Question: Cadmium oxide (CdO) has NaCl type structure with density equal to \( 8.27{\text{ g c}}{{\text{m}}^{ ...

Question

Cadmium oxide (CdO) has NaCl type structure with density equal to $8.27{\text{ g c}}{{\text{m}}^{ - 3}}$ . If the ionic radius of ${O^{2 - }}$ is $1.24{\text{ }}{{\text{A}}^ \circ }$ , determine the ionic radius of $C{d^{2 + }}$ ?
(A) $1.5$
(B) $1.1$
(C) $1.9$
(D) $1.6$

Answer 1

Solution

NaCl has FCC structure. FCC is also called as face centered cubic structure. In FCC, atoms are arranged at the corners and center of each cube face. To solve this question, we will use the density formula and formula connecting radius of cation, anion and edge length. We shall substitute the values in the equation given to find the edge length and use it to calculate the ionic radius.
Formula used
The formulae used in this equation are as follows,
$d = \dfrac{{{\text{Molar mass }} \times {\text{ 2}}}}{{{{\text{N}}_a}{\text{ }} \times {\text{ }}{{\text{a}}^3}}}$
${r^ + } + {r^ - } = \dfrac{a}{2}$

Complete step by step solution:
The density of the cadmium oxide crystal lattice is given as $8.27{\text{ g c}}{{\text{m}}^{ - 3}}$ . Let a be the edge length of the unit cell of FCC lattice.

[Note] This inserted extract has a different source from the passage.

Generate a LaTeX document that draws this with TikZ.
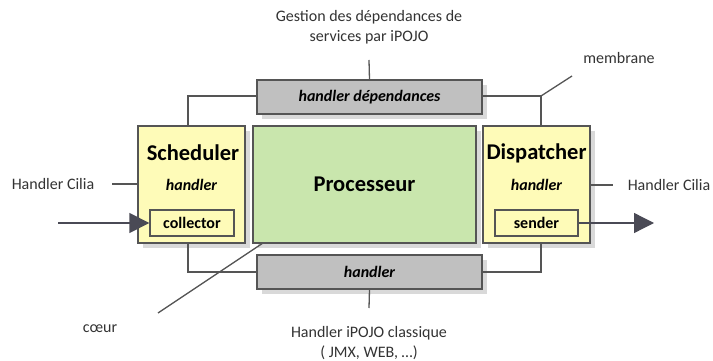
\documentclass[tikz,border=0pt]{standalone}
\usepackage{fontspec}
\setmainfont{Carlito}
\usetikzlibrary{arrows.meta}
\definecolor{edge}{HTML}{555555}
\definecolor{yel}{HTML}{FEFBB8}
\definecolor{grn}{HTML}{C9E6AD}
\definecolor{gry}{HTML}{C0C0C0}
\definecolor{arr}{HTML}{4A4A55}
\definecolor{txt}{HTML}{333333}
\tikzset{
  x=1pt,y=-1pt,
  box/.style={draw=edge,line width=1.3pt,inner sep=0pt},
  shad/.style={fill=black,opacity=0.15},
  wire/.style={draw=edge,line width=1.3pt},
  lbl/.style={text=txt,font=\fontsize{16}{20}\selectfont,align=center},
  bi/.style={font=\fontsize{16}{20}\selectfont\bfseries\itshape},
  bt/.style={font=\fontsize{16}{20}\selectfont\bfseries},
  big/.style={font=\fontsize{22.5}{26}\selectfont\bfseries},
  bigarrow/.style={draw=arr,line width=1.3pt,-{Triangle[length=20pt,width=20pt]}}
}
\begin{document}
\begin{tikzpicture}
\useasboundingbox (0,0) rectangle (713,361);
% shadows
\foreach \a/\b/\c/\d in {257/80/482/114, 138/126/245/243, 253/126/476/243, 483/126/590/243, 257/255/482/289, 150/210/234/236, 495/210/578/236}
  \fill[shad] (\a+5,\b+5) rectangle (\c+5,\d+5);
% membrane
\draw[wire] (188,126) -- (188,96) -- (257,96);
\draw[wire] (482,96) -- (541,96) -- (541,126);
\draw[wire] (188,243) -- (188,272) -- (257,272);
\draw[wire] (482,272) -- (541,272) -- (541,243);
% boxes
\node[box,fill=gry,minimum width=225pt,minimum height=34pt,bi] (hd) at (369.5,97) {handler dépendances};
\node[box,fill=gry,minimum width=225pt,minimum height=34pt,bi] (hb) at (369.5,272) {handler};
\node[box,fill=yel,minimum width=107pt,minimum height=117pt] (sch) at (191.5,184.5) {};
\node[box,fill=grn,minimum width=223pt,minimum height=117pt,big] (proc) at (364.5,184.5) {Processeur};
\node[box,fill=yel,minimum width=107pt,minimum height=117pt] (dis) at (536.5,184.5) {};
\node[big] (schT) at (193,153) {Scheduler};
\node[bi] (schH) at (191.5,185) {handler};
\node[big] (disT) at (536.5,153) {Dispatcher};
\node[bi] (disH) at (536.5,185) {handler};
\node[box,fill=yel,minimum width=84pt,minimum height=26pt,bt] (col) at (192,223) {collector};
\node[box,fill=yel,minimum width=83pt,minimum height=26pt,bt] (snd) at (536.5,223) {sender};
% labels
\node[lbl] (gest) at (369,27) {Gestion des dépendances de\\services par iPOJO};
\node[lbl] (hip) at (369,343) {Handler iPOJO classique\\( JMX, WEB, \dots)};
\node[lbl] (memb) at (619,58) {membrane};
\node[lbl] (coeur) at (100,329) {cœur};
\node[lbl] (hcl) at (53,184) {Handler Cilia};
\node[lbl] (hcr) at (669,185) {Handler Cilia};
% connectors
\coordinate (g1) at (369,60);
\draw[wire] (g1) -- (hd.north);
\coordinate (h1) at (369,308);
\draw[wire] (hb.south) -- (h1);
\coordinate (m0) at (541,96);
\coordinate (m1) at (572,76);
\draw[wire] (m0) -- (m1);
\coordinate (c0) at (158,313);
\coordinate (c1) at (263,243);
\draw[wire] (c0) -- (c1);
\coordinate (l0) at (112,184);
\draw[wire] (l0) -- (sch.west |- l0);
\coordinate (r0) at (613,185);
\draw[wire] (dis.east |- r0) -- (r0);
\coordinate (in0) at (58,223);
\draw[bigarrow] (in0) -- (col.west);
\coordinate (out0) at (654,223);
\draw[bigarrow] (snd.east) -- (out0);
\end{tikzpicture}
\end{document}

The Avogadro number is represented by ${{\text{N}}_a}$ . Z is the coordination number and for FCC lattice, the value of Z is 4. The molar mass of cadmium oxide is 128.
The edge length can be calculated using the following formula,
$d = \dfrac{{{\text{Molar mass }} \times {\text{ 2}}}}{{{{\text{N}}_a}{\text{ }} \times {\text{ }}{{\text{a}}^3}}}$
${a^3} = \dfrac{{4 \times 128}}{{8.27 \times 6.02 \times {{10}^{23}}}}$
$a = 4.68 \times {10^{ - 10}}m = 4.68{\text{ }}{{\text{A}}^ \circ }$
Hence the edge length of cadmium oxide crystal lattice is $4.68{\text{ }}{{\text{A}}^ \circ }$ .For NaCl type structure,
${r^ + } + {r^ - } = \dfrac{a}{2}$
In cadmium oxide, $C{d^{2 + }}$ is a cation and ${O^{2 - }}$ is an anion.
Hence, the ionic radius of $C{d^{2 + }}$ can be found out by the following method,
$\begin{array}{l}{r^ + } + {r^ - } = \dfrac{a}{2}\\\\\therefore {r^ + } = \dfrac{{4.68}}{2} - 1.24 = 1.1{\text{ }}{{\text{A}}^ \circ }\end{array}$
The ionic radius of $C{d^{2 + }}$ is $1.1{\text{ }}{{\text{A}}^ \circ }$ .
Therefore, the correct answer is option B.

Note:
Coordination number is the number of the particles that each particle in a crystalline solid contacts. In other words, it is the number of the nearest neighboring atoms or the ions surrounding an atom or an ion.